J. M10: Extraneous Functionality
Okay, we’ve reached the final risk on our OWASP Mobile Top 10 list: M10, Extraneous Functionality. Let’s break down what this means and how it can impact mobile app security.
Extraneous Functionality refers to features or code within an app that aren’t needed or intended for end-users but can create security vulnerabilities if left in the final product. Think of it like leaving a hidden door in your house that was only meant for construction purposes – it could provide an easy way for intruders to get in.

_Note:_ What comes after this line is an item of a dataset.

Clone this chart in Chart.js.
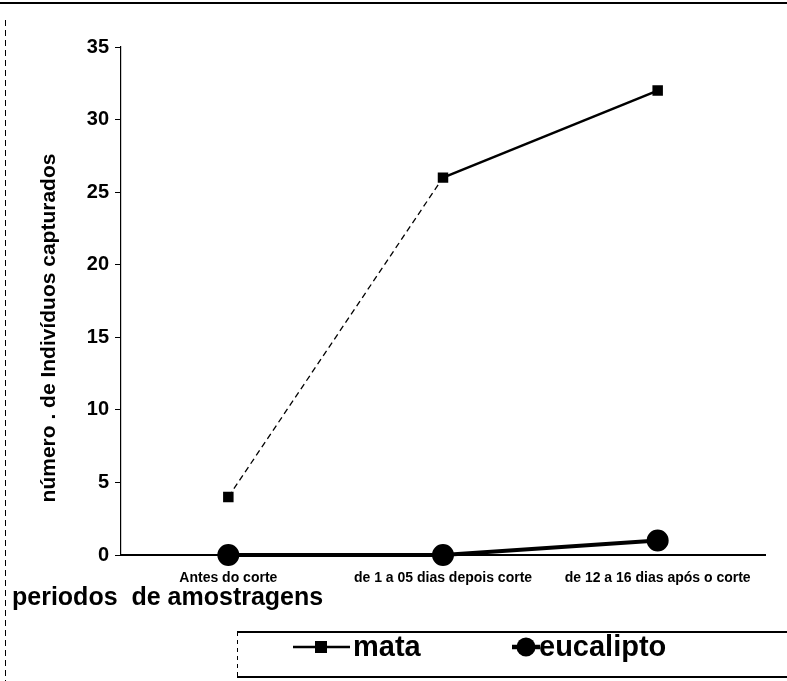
<!DOCTYPE html>
<html>
<head>
<meta charset="utf-8">
<script src="https://cdn.jsdelivr.net/npm/chart.js@4.4.0/dist/chart.umd.min.js"></script>
<style>
    html, body { margin: 0; padding: 0; background: #fff; }
    #wrap { position: relative; width: 787px; height: 681px; }
</style>
</head>
<body>
<div id="wrap"><canvas id="lineChart" width="787" height="681"></canvas></div>
<script>
// Chart data
const periodos = ['Antes do corte', 'de 1 a 05 dias depois corte', 'de 12 a 16 dias após o corte'];
const mata = [4, 26, 32];
const eucalipto = [0, 0, 1];
const yTicks = [0, 5, 10, 15, 20, 25, 30, 35];

const yTitle = 'número . de Indivíduos capturados';
const xTitle = 'periodos  de amostragens';

// Frame, axis titles and legend box (scanned figure look)
const decorPlugin = {
    id: 'decor',
    afterDraw: function(chart) {
        const c = chart.ctx;
        c.save();
        c.strokeStyle = '#000';
        c.fillStyle = '#000';

        // top border
        c.lineWidth = 2;
        c.beginPath();
        c.moveTo(0, 3); c.lineTo(787, 3);
        c.stroke();

        // left dashed border
        c.lineWidth = 1;
        c.setLineDash([6, 4]);
        c.beginPath();
        c.moveTo(5.5, 20); c.lineTo(5.5, 681);
        c.stroke();
        c.setLineDash([]);

        // y title
        c.font = 'bold 21px "Liberation Sans", Arial, sans-serif';
        c.textAlign = 'center';
        c.textBaseline = 'middle';
        c.save();
        c.translate(49, 328);
        c.rotate(-Math.PI / 2);
        c.fillText(yTitle, 0, 0);
        c.restore();

        // x title
        c.font = 'bold 25px "Liberation Sans", Arial, sans-serif';
        c.textAlign = 'left';
        c.fillText(xTitle, 12, 598);

        // legend box
        c.lineWidth = 2;
        c.beginPath();
        c.moveTo(237, 632); c.lineTo(787, 632);
        c.moveTo(237, 677); c.lineTo(787, 677);
        c.stroke();
        c.lineWidth = 1;
        c.setLineDash([4, 4]);
        c.beginPath();
        c.moveTo(237.5, 632); c.lineTo(237.5, 677);
        c.stroke();
        c.setLineDash([]);

        // legend: mata
        c.lineWidth = 2.5;
        c.beginPath();
        c.moveTo(293, 647); c.lineTo(350, 647);
        c.stroke();
        c.fillRect(315, 641, 12, 12);
        // legend: eucalipto
        c.lineWidth = 4.5;
        c.beginPath();
        c.moveTo(512, 647); c.lineTo(540, 647);
        c.stroke();
        c.beginPath();
        c.arc(526, 647, 9.5, 0, Math.PI * 2);
        c.fill();

        c.font = 'bold 29px "Liberation Sans", Arial, sans-serif';
        c.fillText('mata', 353, 648);
        c.fillText('eucalipto', 539, 648);
        c.restore();
    }
};

const ctx = document.getElementById('lineChart');

const lineChart = new Chart(ctx.getContext('2d'), {
    type: 'line',
    data: {
        labels: periodos,
        datasets: [
            {
                label: 'mata',
                data: mata,
                borderColor: '#000',
                backgroundColor: '#000',
                borderWidth: 2,
                pointStyle: 'rect',
                pointRadius: 6,
                pointHoverRadius: 6,
                tension: 0,
                clip: false,
                segment: {
                    borderDash: function(s) { return s.p0DataIndex === 0 ? [6, 4] : undefined; },
                    borderWidth: function(s) { return s.p0DataIndex === 0 ? 1.3 : 2.5; }
                }
            },
            {
                label: 'eucalipto',
                data: eucalipto,
                borderColor: '#000',
                backgroundColor: '#000',
                borderWidth: 4,
                pointStyle: 'circle',
                pointRadius: 9,
                pointHoverRadius: 9,
                tension: 0,
                clip: false
            }
        ]
    },
    options: {
        responsive: false,
        animation: false,
        layout: {
            padding: { top: 47, right: 22, left: 0, bottom: 0 }
        },
        plugins: {
            legend: { display: false },
            tooltip: { enabled: false }
        },
        scales: {
            x: {
                offset: true,
                grid: { display: false },
                border: { display: true, color: '#000', width: 2 },
                ticks: {
                    color: '#000',
                    padding: 7,
                    maxRotation: 0,
                    autoSkip: false,
                    font: { family: '"Liberation Sans", Arial, sans-serif', size: 14, weight: 'bold' }
                },
                afterFit: function(scale) { scale.height = 681 - 555; }
            },
            y: {
                min: 0,
                max: 35,
                afterBuildTicks: function(scale) {
                    scale.ticks = yTicks.map(function(v) { return { value: v }; });
                },
                grid: {
                    drawOnChartArea: false,
                    drawTicks: true,
                    tickLength: 6,
                    color: '#000'
                },
                border: { display: true, color: '#000', width: 1.2 },
                ticks: {
                    color: '#000',
                    padding: 6,
                    font: { family: '"Liberation Sans", Arial, sans-serif', size: 20, weight: 'bold' }
                },
                afterFit: function(scale) { scale.width = 121; }
            }
        }
    },
    plugins: [decorPlugin]
});
</script>
</body>
</html>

For example, a developer might include a debug mode in an app during development to make it easier to troubleshoot issues. However, if this debug mode is accidentally left in the final app, an attacker could potentially use it to access sensitive information or gain unauthorized access to certain features.
There are several ways Extraneous Functionality can create vulnerabilities in a mobile app. Some of the most common issues include:
- Leaving debug or test code in the final app, which could expose sensitive information or provide additional attack vectors for hackers.
- Including hidden features or “backdoors” that can be used to bypass security measures or access restricted functionality.
- Failing to remove unused APIs or libraries, which could expose the app to vulnerabilities associated with those components.
To protect your app from the risks associated with Extraneous Functionality, developers should follow these best practices:
- Conduct thorough code reviews and audits to ensure that any debug or test code is removed before releasing the app to users.
- Don’t include hidden features or backdoors in your app. If a feature is necessary for development or testing purposes, ensure it’s removed or properly secured in the final product.
- Remove any unused APIs, libraries, or other components from your app. This minimizes the app’s attack surface and reduces the likelihood of vulnerabilities being introduced.
By following these best practices, developers can minimize security risks and ensure their app remains safe and secure for users. Congratulations, we’ve made it through the OWASP Mobile Top 10 list! Now you’re armed with knowledge and ready to tackle mobile app security like a pro.